Tribalism led to the loss of Vietnam, Iraq wars

Knowing and understanding tribalism can offer a solution to the divisions at home and abroad.

‘When groups feel threatened, they retreat into tribalism. They close ranks and become more insular, more defensive, more focused on us versus them.”

These words of Amy Chua in her July/August 2018 “Foreign Affairs” article “Tribal World” clarifies the politicized polar divide we see in our nation and in the world. Knowing about tribalism can help explain our current political climate and the defeats of the U.S. in Vietnam and Iraq.

The online Miriam-Webster Language-learner Dictionary defines tribalism as “loyalty to a tribe or other social group especially when combined with strong negative feelings for people outside the group.”

According to Chua, because of rapidly changing technology and the resulting rising inequality of wealth, “Wealth in the United States is concentrated in the hands of a relatively small number of people most of whom live on the coasts.” This tribal minority dominates the economy: Wall Street, Silicon Valley and the media. They tend to live and marry among themselves and are very insular. They have become what Chua calls, “the market dominant minorities” found in the developing world’s economies. In America they tend to be cosmopolitan, secular, multicultural, tolerant of sexual minorities, pro-immigrant and progressive.

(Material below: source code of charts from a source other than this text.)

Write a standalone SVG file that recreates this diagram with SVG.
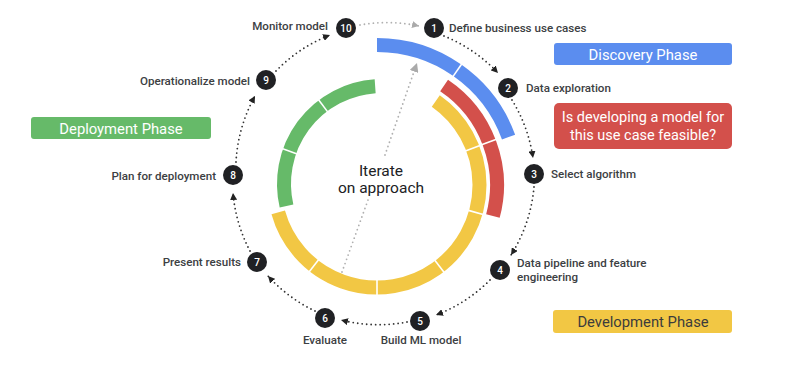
<svg xmlns="http://www.w3.org/2000/svg" width="800" height="366" viewBox="0 0 800 366">
<defs>
<style>
.lbl{font-family:Roboto,"Liberation Sans",sans-serif;font-size:11.6px;font-weight:500;fill:#3c4043}
.num{font-family:Roboto,"Liberation Sans",sans-serif;font-size:10px;font-weight:500;fill:#fff;text-anchor:middle}
.dot{fill:#202124}
.ring{fill:none;stroke-width:14;stroke-linecap:butt}
.sep{stroke:#fff;stroke-width:1.6}
.conn{fill:none;stroke:#333;stroke-width:1.8;stroke-dasharray:0 4.5;stroke-linecap:round}
.gray{stroke:#b0b0b0}
.phase{font-family:Roboto,"Liberation Sans",sans-serif;font-size:14.8px;fill:#fff;text-anchor:middle}
.iter{font-family:Roboto,"Liberation Sans",sans-serif;font-size:15.5px;fill:#202124;text-anchor:middle}
</style>
<marker id="ah" markerUnits="userSpaceOnUse" markerWidth="8" markerHeight="7" refX="7" refY="3.5" orient="auto"><path d="M0,0 L7,3.5 L0,7 z" fill="#222"/></marker>
<marker id="ahg" markerUnits="userSpaceOnUse" markerWidth="8" markerHeight="7" refX="7" refY="3.5" orient="auto"><path d="M0,0 L7,3.5 L0,7 z" fill="#aaa"/></marker>
<marker id="ahb" markerUnits="userSpaceOnUse" markerWidth="10" markerHeight="9" refX="9" refY="4.5" orient="auto"><path d="M0,0 L9,4.5 L0,9 z" fill="#aaa"/></marker>
</defs>
<rect width="800" height="366" fill="#fff"/>

<g id="rings">
<path class="ring" stroke="#f2c744" d="M 435.79 101.03 A 102.5 102.5 0 1 1 278.23 212.39"/>
<path class="ring" stroke="#d3504b" d="M 444.10 85.52 A 120 120 0 0 1 492.91 216.06"/>
<path class="ring" stroke="#5b8def" d="M 377 45 A 140 140 0 0 1 508.56 137.12"/>
<path class="ring" stroke="#66ba69" d="M 286.51 206.05 A 98 98 0 0 1 375.16 86.24"/>
<line class="sep" x1="464.76" y1="151.31" x2="480.63" y2="145.22"/>
<line class="sep" x1="467.58" y1="210.12" x2="483.96" y2="214.66"/>
<line class="sep" x1="434.23" y1="259.58" x2="444.58" y2="273.07"/>
<line class="sep" x1="377" y1="279" x2="377" y2="296"/>
<line class="sep" x1="319.13" y1="259.07" x2="308.66" y2="272.47"/>
<line class="sep" x1="481.56" y1="144.86" x2="496.50" y2="139.13"/>
<line class="sep" x1="452.72" y1="76.87" x2="461.89" y2="63.76"/>
<line class="sep" x1="297.17" y1="153.96" x2="282.08" y2="148.62"/>
<line class="sep" x1="327.84" y1="112.13" x2="318.21" y2="99.35"/>
</g>

<g id="connectors">
<path class="conn gray" marker-end="url(#ahg)" d="M 360 25 A 152 152 0 0 1 419 26"/>
<path class="conn" marker-end="url(#ah)" d="M 444 36 A 152 152 0 0 1 498 73"/>
<path class="conn" marker-end="url(#ah)" d="M 512 100 A 152 152 0 0 1 533 158"/>
<path class="conn" marker-end="url(#ah)" d="M 534 187 A 152 152 0 0 1 511 255"/>
<path class="conn" marker-end="url(#ah)" d="M 490 280 A 152 152 0 0 1 436 315"/>
<path class="conn" marker-end="url(#ah)" d="M 407 322 A 152 152 0 0 1 341 320"/>
<path class="conn" marker-end="url(#ah)" d="M 315 311 A 152 152 0 0 1 268 276"/>
<path class="conn" marker-end="url(#ah)" d="M 250 251 A 152 152 0 0 1 233 193"/>
<path class="conn" marker-end="url(#ah)" d="M 236 162 A 152 152 0 0 1 255 96"/>
<path class="conn" marker-end="url(#ah)" d="M 276 71 A 152 152 0 0 1 330 35"/>
<path class="conn gray" d="M 342 272 L 368 200"/>
<path class="conn gray" marker-end="url(#ahb)" d="M 385 155 L 417 63"/>
</g>

<g id="iterate">
<text class="iter" x="381" y="176">Iterate</text>
<text class="iter" x="381" y="193">on approach</text>
</g>

<g id="n1"><circle class="dot" cx="434" cy="28" r="10"/><text class="num" x="434" y="31.5">1</text><text class="lbl" x="449" y="32">Define business use cases</text></g>
<g id="n2"><circle class="dot" cx="508" cy="88" r="10"/><text class="num" x="508" y="91.5">2</text><text class="lbl" x="526" y="92">Data exploration</text></g>
<g id="n3"><circle class="dot" cx="534" cy="174" r="10"/><text class="num" x="534" y="177.5">3</text><text class="lbl" x="551" y="178">Select algorithm</text></g>
<g id="n4"><circle class="dot" cx="500" cy="270" r="10"/><text class="num" x="500" y="273.5">4</text><text class="lbl" x="517" y="267">Data pipeline and feature</text><text class="lbl" x="517" y="281">engineering</text></g>
<g id="n5"><circle class="dot" cx="420" cy="321" r="10"/><text class="num" x="420" y="324.5">5</text><text class="lbl" x="421" y="344" text-anchor="middle">Build ML model</text></g>
<g id="n6"><circle class="dot" cx="325" cy="318" r="10"/><text class="num" x="325" y="321.5">6</text><text class="lbl" x="325" y="344" text-anchor="middle">Evaluate</text></g>
<g id="n7"><circle class="dot" cx="257" cy="262" r="10"/><text class="num" x="257" y="265.5">7</text><text class="lbl" x="241" y="266" text-anchor="end">Present results</text></g>
<g id="n8"><circle class="dot" cx="233" cy="175" r="10"/><text class="num" x="233" y="178.5">8</text><text class="lbl" x="216" y="180" text-anchor="end">Plan for deployment</text></g>
<g id="n9"><circle class="dot" cx="266" cy="80" r="10"/><text class="num" x="266" y="83.5">9</text><text class="lbl" x="250" y="85" text-anchor="end">Operationalize model</text></g>
<g id="n10"><circle class="dot" cx="346" cy="28" r="10"/><text class="num" x="346" y="31.5">10</text><text class="lbl" x="328" y="30" text-anchor="end">Monitor model</text></g>

<g id="discovery"><rect x="554" y="43" width="178" height="22" rx="3" fill="#5b8def"/><text class="phase" x="643" y="59.5">Discovery Phase</text></g>
<g id="feasible"><rect x="554" y="103" width="178" height="46" rx="5" fill="#d3504b"/><text class="phase" x="643" y="122" style="font-size:14.5px">Is developing a model for</text><text class="phase" x="643" y="140" style="font-size:14.5px">this use case feasible?</text></g>
<g id="deployment"><rect x="31" y="117" width="180" height="22" rx="3" fill="#66ba69"/><text class="phase" x="121" y="133.5">Deployment Phase</text></g>
<g id="development"><rect x="553" y="310" width="179" height="23" rx="3" fill="#f2c744"/><text class="phase" x="643" y="327" style="fill:#3c3c3c">Development Phase</text></g>
</svg>
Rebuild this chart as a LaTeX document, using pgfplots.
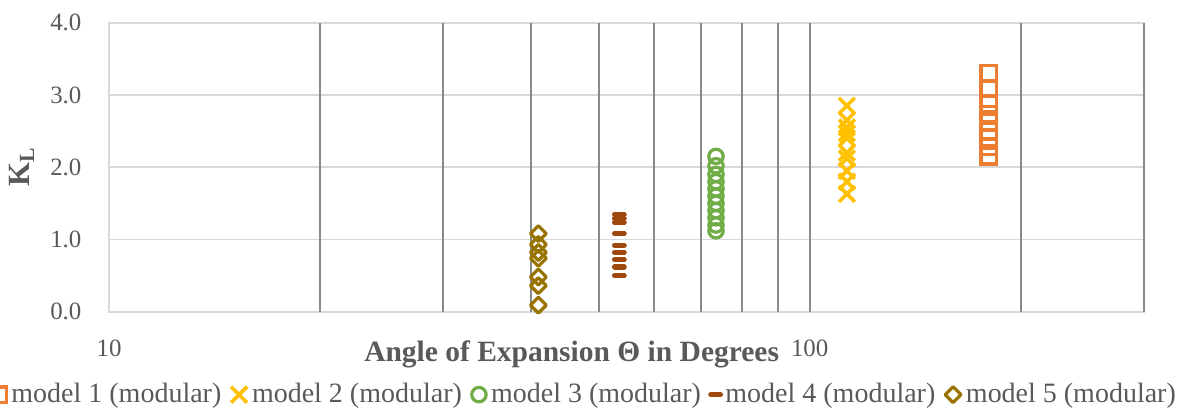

This minority is viewed with suspicion and is seen as hostile to America’s interests by many middle Americans.

Donald Trump appealed to those middle Americans with his “take our country back” slogan. He appealed to tribalism. These Americans are not anti-rich, but they have come to believe that the system to getting ahead has been rigged against them. For millions of Americans, the traditional paths to success and wealth have been cut off. The way Trump talks, dresses and shoots from the hip – “even (perhaps especially) when he gets caught making mistakes, exaggerating, or lying” – appeals to these middle Americans who bond and identify with him.

In regard to foreign affairs, Chua argues that we lost the war in Vietnam because we saw the conflict as one between socialism and capitalism. Our failure was due to not understanding that tribal dynamic. We pushed capitalism. In Vietnam, most of their capitalists were not ethnic Vietnamese, “rather, they were members of the despised Hoa”— ethnic Chinese. U.S. policy favored this “market dominant minority” and only served to aggravate tribalism among the native Vietnamese majority.

“Washington’s wartime policies intensified the wealth and power of the ethnic Chinese minority, who, as middle men, handled most of the U.S. military’s supplies, provisions, and logistics (as well as Vietnam’s brothels and black markets). In effect, the regimes that Washington installed in Saigon were asking the South Vietnamese… to kill their northern brethren in order to keep the ethnic Chinese rich,” according to Chua.

The same tribal phenomena and American ignorance of tribalism took place in Iraq, with the same disastrous results. Sunnis were the market-dominant minority who had dominated Iraq for centuries. At the time of the U.S. invasion in the second Iraq War, approximately 15 percent of the population of Sunni Muslims controlled the country economically, politically and militarily.

The majority Shias made up the nation’s urban and rural poor. Democracy brought them to power after the U.S. invasion. The Shias then proceeded to wreak vengeance on their former Shia oppressors. This intensified anti-American fundamentalist movements, which gave rise to ISIS, an extremist Sunni movement as dedicated to killing Shias as they were to killing Western “infidels,” according to Chua.

The 2007 “surge” worked in Iraq because it represented a change in policy. According to U.S. Brigadier Gen. John Allen, “Tribal society makes up the tectonic plates in Iraq in which everything rests.” As a result of greater tribal awareness, the U.S. military successfully allied moderate Shiite and Sunni sheiks to fight the extremists. This resulted in a dramatic decline in sectarian violence.

Knowing and understanding tribalism can offer a solution to the divisions at home and abroad. Chua sums it up: “This blindness to the power of tribalism affects not only how Americans see the rest of the world but also how they understand their own society.” Until we open our eyes to the power of tribalism we will continue to suffer deep divisions domestically and defeats internationally.